» WHAT YOU HAVE TO DO: Retype the opening lines of the data exactly, stopping after the line that contains "y_inf = [0.59, 0.59]". Skip every picture.

» MATERIAL:
········

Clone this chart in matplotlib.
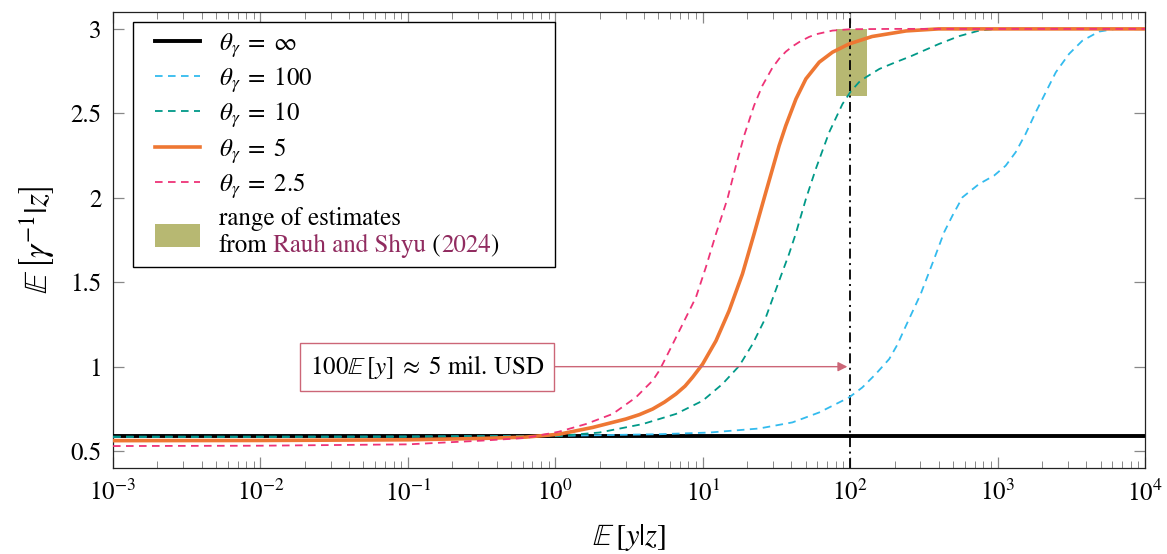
import numpy as np
import matplotlib
matplotlib.use("Agg")
import matplotlib.pyplot as plt
from matplotlib.patches import Patch
from matplotlib.lines import Line2D
from matplotlib.ticker import NullLocator, NullFormatter
from matplotlib.offsetbox import TextArea, HPacker, VPacker, DrawingArea

plt.rcParams['font.family'] = 'STIXGeneral'
plt.rcParams['mathtext.fontset'] = 'stix'
plt.rcParams['font.size'] = 18

# values
x_inf = [1e-3, 1e4]
y_inf = [0.59, 0.59]

x_100 = [0.001, 0.01, 0.1, 1, 5.07, 11.1, 24.2, 40.6, 61.7, 98.4, 121, 149,
         184, 209, 239, 301, 371, 434, 494, 578, 750, 946, 1135, 1327, 1549,
         1816, 2123, 2483, 3055, 3758, 4875, 6310, 10000]
y_100 = [0.585, 0.585, 0.586, 0.59, 0.60, 0.61, 0.634, 0.67, 0.729, 0.818,
         0.877, 0.956, 1.045, 1.13, 1.242, 1.43, 1.637, 1.796, 1.894, 2.003,
         2.082, 2.131, 2.19, 2.27, 2.378, 2.507, 2.625, 2.743, 2.852, 2.93,
         2.984, 3.0, 3.0]

x_10 = [0.001, 0.01, 0.1, 0.316, 1.06, 1.99, 3.91, 6.58, 9.98, 13.6, 17.7,
        21.8, 26.8, 33.0, 38.5, 42.9, 50.1, 58.5, 72.1, 88.7, 101, 115, 128,
        158, 200, 258, 401, 548, 750, 1000, 10000]
y_10 = [0.585, 0.585, 0.586, 0.588, 0.59, 0.61, 0.66, 0.72, 0.798, 0.897,
        1.005, 1.134, 1.292, 1.509, 1.667, 1.791, 1.993, 2.171, 2.388, 2.555,
        2.63, 2.685, 2.714, 2.763, 2.80, 2.838, 2.911, 2.957, 2.99, 3.0, 3.0]

x_5 = [0.001, 0.01, 0.1, 0.316, 0.63, 1.06, 1.79, 3.01, 3.72, 4.57, 5.5,
       6.58, 7.59, 8.53, 9.98, 12.3, 15.1, 18.6, 22.3, 26.8, 33.0, 36.6, 42.9,
       50.1, 61.7, 75.9, 98.4, 141, 240, 398, 10000]
y_5 = [0.562, 0.563, 0.567, 0.575, 0.583, 0.60, 0.64, 0.69, 0.716, 0.749,
       0.79, 0.838, 0.885, 0.937, 1.015, 1.153, 1.331, 1.549, 1.786, 2.033,
       2.309, 2.427, 2.585, 2.704, 2.803, 2.862, 2.911, 2.955, 2.988, 3.0, 3.0]

x_25 = [0.001, 0.01, 0.1, 0.316, 0.63, 1.06, 1.61, 2.45, 3.52, 3.98, 4.57,
        5.07, 5.64, 6.31, 7.29, 8.99, 10.5, 12.3, 14.7, 16.8, 19.1, 22.3,
        25.4, 29.7, 33.1, 36.6, 40.7, 45.1, 52.5, 58.5, 75.9, 100, 200, 10000]
y_25 = [0.53, 0.532, 0.54, 0.562, 0.578, 0.615, 0.66, 0.72, 0.818, 0.865,
        0.917, 0.976, 1.055, 1.14, 1.25, 1.41, 1.588, 1.786, 1.993, 2.19,
        2.368, 2.546, 2.664, 2.77, 2.825, 2.865, 2.897, 2.922, 2.952, 2.968,
        2.99, 2.998, 3.0, 3.0]

# range of estimates from Rauh and Shyu (2024)
est_x = [80, 130]
est_y = [2.6, 3.0]

mark_x = 100          # 100 E[y]
arrow_y = 1.0
box_x = 0.1345

xticks = [1e-3, 1e-2, 1e-1, 1e0, 1e1, 1e2, 1e3, 1e4]
yticks = [0.5, 1, 1.5, 2, 2.5, 3]
ytick_labels = ['0.5', '1', '1.5', '2', '2.5', '3']

c_cyan = '#33bbee'
c_teal = '#009988'
c_orange = '#ee7733'
c_pink = '#ee3377'
c_olive = '#b7b872'
c_rose = '#cc6677'
c_cite = '#912c60'

fig = plt.figure(figsize=(11.67, 5.54), dpi=100)
ax = fig.add_axes([113/1167, 1 - 468/554, 1032/1167, 456/554])

ax.fill_between(est_x, est_y[0], est_y[1], color=c_olive, lw=0, zorder=1)
ax.axvline(mark_x, color='black', lw=1.3, linestyle=(0, (5.5, 2.5, 1.1, 2.5)),
           zorder=2)

dash = (0, (4.2, 3.0))
ax.plot(x_inf, y_inf, color='black', lw=2.8, zorder=3)
ax.plot(x_100, y_100, color=c_cyan, lw=1.3, linestyle=dash, zorder=4)
ax.plot(x_10, y_10, color=c_teal, lw=1.3, linestyle=dash, zorder=4)
ax.plot(x_5, y_5, color=c_orange, lw=2.6, zorder=5)
ax.plot(x_25, y_25, color=c_pink, lw=1.3, linestyle=dash, zorder=6)

ax.annotate(r'$100\mathbb{E}\,[y] \;\approx\; 5$ mil. USD',
            xy=(mark_x, arrow_y), xytext=(box_x, arrow_y),
            ha='center', va='center',
            bbox=dict(boxstyle='square,pad=0.4', fc='white', ec=c_rose, lw=1),
            arrowprops=dict(arrowstyle='-|>', color=c_rose, lw=1,
                            mutation_scale=14, shrinkA=0, shrinkB=2),
            zorder=7)

ax.set_xscale('log')
ax.set_xlim(1e-3, 1e4)
ax.set_ylim(0.4, 3.1)
ax.set_xticks(xticks)
ax.set_yticks(yticks)
ax.set_yticklabels(ytick_labels)
ax.yaxis.set_minor_locator(NullLocator())
ax.xaxis.set_minor_formatter(NullFormatter())
ax.tick_params(which='both', direction='in', top=True, right=True,
               color='#888888')
ax.tick_params(which='major', length=8, width=0.9, pad=9)
ax.tick_params(which='minor', length=5, width=0.7)
ax.tick_params(axis='y', pad=8)
for sp in ax.spines.values():
    sp.set_linewidth(0.9)
    sp.set_color('#222222')

ax.set_xlabel(r'$\mathbb{E}\,\left[y|z\right]$', fontsize=22, labelpad=11)
ax.set_ylabel(r'$\mathbb{E}\,\left[\gamma^{-1}|z\right]$', fontsize=24,
              labelpad=10)

handles = [Line2D([], [], color='black', lw=2.8),
           Line2D([], [], color=c_cyan, lw=1.3, linestyle=dash),
           Line2D([], [], color=c_teal, lw=1.3, linestyle=dash),
           Line2D([], [], color=c_orange, lw=2.6),
           Line2D([], [], color=c_pink, lw=1.3, linestyle=dash),
           Patch(facecolor=c_olive, edgecolor='none')]
labels = [r'$\theta_\gamma \;=\; \infty$', r'$\theta_\gamma \;=\; 100$',
          r'$\theta_\gamma \;=\; 10$', r'$\theta_\gamma \;=\; 5$',
          r'$\theta_\gamma \;=\; 2.5$',
          'range of estimates']
leg = ax.legend(handles, labels, loc='upper left',
                bbox_to_anchor=(0.0194, 0.978), borderaxespad=0,
                fancybox=False, framealpha=1, edgecolor='black',
                handlelength=1.8, handletextpad=0.76, borderpad=0.35,
                labelspacing=0.22, handleheight=1.0)
leg.get_frame().set_linewidth(1.0)
leg.set_zorder(10)

# last entry: two lines, with the citation in colour
fs = 18
line1 = TextArea('range of estimates', textprops=dict(fontsize=fs))
line2 = HPacker(children=[
    TextArea('from', textprops=dict(fontsize=fs)),
    TextArea(' Rauh and Shyu', textprops=dict(fontsize=fs, color=c_cite)),
    TextArea(' (', textprops=dict(fontsize=fs)),
    TextArea('2024', textprops=dict(fontsize=fs, color=c_cite)),
    TextArea(')', textprops=dict(fontsize=fs))],
    sep=0, pad=0, align='baseline')
cite_box = VPacker(children=[line1, line2], sep=2.5, pad=0, align='left',
                   width=327)
cite_box.set_figure(fig)
itembox = leg._legend_handle_box.get_children()[0].get_children()[-1]
hbox = itembox.get_children()[0]
old_text = itembox.get_children()[1]
itembox.get_children()[1] = cite_box
leg.texts.remove(old_text._text)
# centre the olive patch on the two lines
shift = 14
rect = hbox.get_children()[0]
rect.set_y(rect.get_y() - shift)
hbox.ydescent += shift
# extra room on the left of the handles
spacer = DrawingArea(9.4, 0)
spacer.set_figure(fig)
leg._legend_handle_box.get_children().insert(0, spacer)
leg._legend_handle_box.sep = 0

fig.savefig('out.png', dpi=100)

········

» TASK ANSWER:
Clone this chart in matplotlib.
import numpy as np
import matplotlib
matplotlib.use("Agg")
import matplotlib.pyplot as plt
from matplotlib.patches import Patch
from matplotlib.lines import Line2D
from matplotlib.ticker import NullLocator, NullFormatter
from matplotlib.offsetbox import TextArea, HPacker, VPacker, DrawingArea

plt.rcParams['font.family'] = 'STIXGeneral'
plt.rcParams['mathtext.fontset'] = 'stix'
plt.rcParams['font.size'] = 18

# values
x_inf = [1e-3, 1e4]
y_inf = [0.59, 0.59]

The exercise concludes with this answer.